If the location is a one off, in other words, if the location will be used in just one scene, then add the description at the start of the scene in one chunk.

If the location will be used in more than one scene, then you need to take a different approach. In this situation you start with a significant description, probably a single paragraph. Then, as the scenes progress you layer in more description, a line at a time.

Let’s go back to our prison cell…

Our main character has been captured and placed in a cell. He will escape at the end of the scene and that’s the last the reader will see of the cell. Therefore, the cell will appear in just one scene. However, since the scene is just in one location it is still an important location and is worthy of significant description.

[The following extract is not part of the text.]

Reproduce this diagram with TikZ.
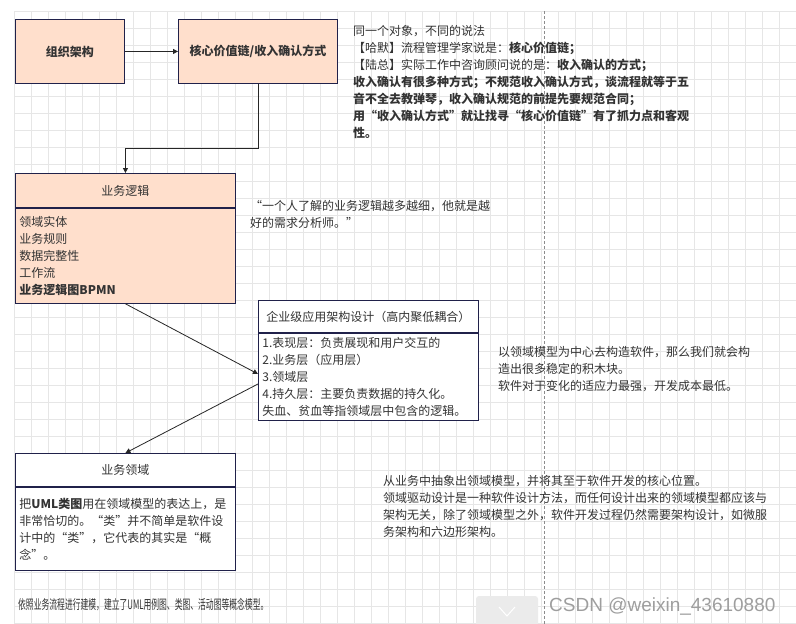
\documentclass[tikz,border=0pt]{standalone}
\usepackage{fontspec}
\setmainfont{Noto Sans CJK SC}
\newfontfamily\narrowfont{Noto Sans CJK SC}[FakeStretch=0.6]
\newfontfamily\markfont{Liberation Sans}
\usetikzlibrary{positioning,arrows.meta}
\definecolor{peach}{HTML}{FFDFCC}
\definecolor{navy}{HTML}{20214A}
\definecolor{gridgray}{HTML}{E6E6E6}
\definecolor{ink}{HTML}{333333}
\newcommand{\basefont}{\fontsize{12}{17}\selectfont}

\begin{document}
\begin{tikzpicture}[x=1pt,y=-1pt,
  box/.style={draw=navy,line width=0.9pt,fill=peach,text=ink,inner sep=2pt,anchor=north west,font=\basefont\bfseries},
  hdr/.style={draw=navy,line width=0.9pt,minimum width=220pt,text=ink,inner sep=0pt,anchor=north west,font=\basefont},
  bdy/.style={draw=navy,line width=0.9pt,minimum width=220pt,text width=212pt,align=left,text=ink,inner sep=4pt,below=0pt of #1,font=\basefont},
  note/.style={anchor=north west,align=left,inner sep=0pt,text=ink,font=\basefont},
  arr/.style={draw=black!85,line width=0.8pt,-{Triangle[length=5pt,width=5pt]}}]
  \useasboundingbox[fill=white] (0,0) rectangle (796,624);
  \foreach \i in {0,...,46} \draw[gridgray] (14+17*\i,11) -- (14+17*\i,624);
  \foreach \j in {0,...,36} \draw[gridgray] (14,11+17*\j) -- (796,11+17*\j);
  \draw[black!45,dash pattern=on 3pt off 2pt] (544,11) -- (544,624);

  \node[box,minimum width=109pt,minimum height=64pt] (org) at (15,19) {组织架构};
  \node[box,minimum width=159pt,minimum height=64pt] (core) at (178,19) {核心价值链/收入确认方式};

  \node[hdr,fill=peach,minimum height=34pt] (logic) at (15,173) {业务逻辑};
  \node[bdy=logic,fill=peach,minimum height=95pt] (logicbody) {领域实体\\业务规则\\数据完整性\\工作流\\\textbf{业务逻辑图BPMN}};

  \node[hdr,fill=white,minimum height=32pt] (arch) at (258,300) {企业级应用架构设计（高内聚低耦合）};
  \node[bdy=arch,fill=white,minimum height=86pt] (archbody) {1.表现层：负责展现和用户交互的\\2.业务层（应用层）\\3.领域层\\4.持久层：主要负责数据的持久化。\\失血、贫血等指领域层中包含的逻辑。};

  \node[hdr,fill=white,minimum height=33pt] (domain) at (15,453) {业务领域};
  \node[bdy=domain,fill=white,minimum height=83pt] (domainbody) {把\textbf{UML类图}用在领域模型的表达上，是\\非常恰切的。“类”并不简单是软件设\\计中的“类”，它代表的其实是“概\\念”。};

  \node[note] (sayings) at (353,25) {同一个对象，不同的说法\\
    【哈默】流程管理学家说是：\textbf{核心价值链；}\\
    【陆总】实际工作中咨询顾问说的是：\textbf{收入确认的方式；}\\
    \textbf{收入确认有很多种方式；不规范收入确认方式，谈流程就等于五}\\
    \textbf{音不全去教弹琴，收入确认规范的前提先要规范合同；}\\
    \textbf{用“收入确认方式”就让找寻“核心价值链”有了抓力点和客观}\\
    \textbf{性。}};
  \node[note] (quote) at (250,200) {“一个人了解的业务逻辑越多越细，他就是越\\好的需求分析师。”};
  \node[note] (modelnote) at (498,346) {以领域模型为中心去构造软件，那么我们就会构\\造出很多稳定的积木块。\\软件对于变化的适应力最强，开发成本最低。};
  \node[note] (dddnote) at (383,475) {从业务中抽象出领域模型，并将其至于软件开发的核心位置。\\领域驱动设计是一种软件设计方法，而任何设计出来的领域模型都应该与\\架构无关，除了领域模型之外，软件开发过程仍然需要架构设计，如微服\\务架构和六边形架构。};
  \node[anchor=west,inner sep=0pt,text=ink,font=\narrowfont\fontsize{13}{17}\selectfont] (summary) at (18,605) {依照业务流程进行建模，建立了UML用例图、类图、活动图等概念模型。};

  \draw[fill=black!8,draw=none,rounded corners=3pt] (476,596) rectangle (538,632);
  \draw[white,line width=1pt] (499,607) -- (507,616) -- (515,607);
  \node[anchor=west,inner sep=0pt,text=black!38,font=\markfont\fontsize{19}{19}\selectfont] (mark) at (549,606) {CSDN @weixin\_43610880};

  \draw[arr] (org) -- (core);
  \draw[arr] (core.south) -- ++(0,64) -| (logic.north);
  \draw[arr] (logicbody.south) -- ([yshift=3pt]archbody.west);
  \draw[arr] ([yshift=-7pt]archbody.west) -- (domain.north);
\end{tikzpicture}
\end{document}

In this situation, you present the description into a couple of paragraphs:

The cell was a small, perfectly square room. It was about six foot in height with each wall no more then four feet in length. There was a single window halfway up one wall. It was also perfectly square and let in a small amount of light, though it was blocked by a grill. The only other source of light was a single bulb that hung from the center of the ceiling.

Along the opposite wall was a squat bed. Its frame was steel but years of use leaving numerous scratches and knocks. On the bed was a yellow mattress mottled with strains. The only way into or out of the cell was a single, heavy grey door.

Now, let’s look at the same description but this time in a different context.

This time our main character has been locked up in the cell and will not escape until near the end of the book. The cell will be the location for a number of scenes and is, therefore, a vital location for the story. In this case the location will appear in a number of scenes. This approach is now different. When the location is first introduced we provide the reader with a significant, but not extended description. Then, as the scenes progress the writer will layer in a number of short descriptions to add texture to the location:

The cell was a perfectly square room. It was about six foot in height with each wall no more then four feet in length. There was a single window halfway up one wall. A single bulb hung from the center of the ceiling. There was a single bed, a yellowed mattress resting on a grey steel frame. The only way into or out of the cell was a single, heavy grey door.

Here you can see we have cut the initial description to a single paragraph. It is enough for the reader to form a picture in their mind’s eye.

In a situation where a location will be used for a number of scenes you have a little more freedom. What you are able to do is layer in more detailed description. In this case you could write in a couple of sections where the main character examines the room. Perhaps he tests out the bed, and then looks at the window; perhaps he bangs on the door or spots some writing on the wall. In each case you would layer in more description.

For example:

John looked closely at the bed. The mattress was yellowed and mottled with stains ranging in color from blood red to deep, dark brown. He lifted the mattress. The frame was gun metal grey, though it was scratched and dented. On the left hand leg someone had started to scratch out a series of tally marks, the lines of white clearly visible. Paul counted to thirty before giving up.

This process produces a layering effect. Each time it is repeated the location is further ingrained on the reader’s mind.

Remember the key rules of thumb, when writing description are:

  • If it changes, describe it.
  • If it is trivial, then a line of description will do.
  • If it is important, then go to town with your description.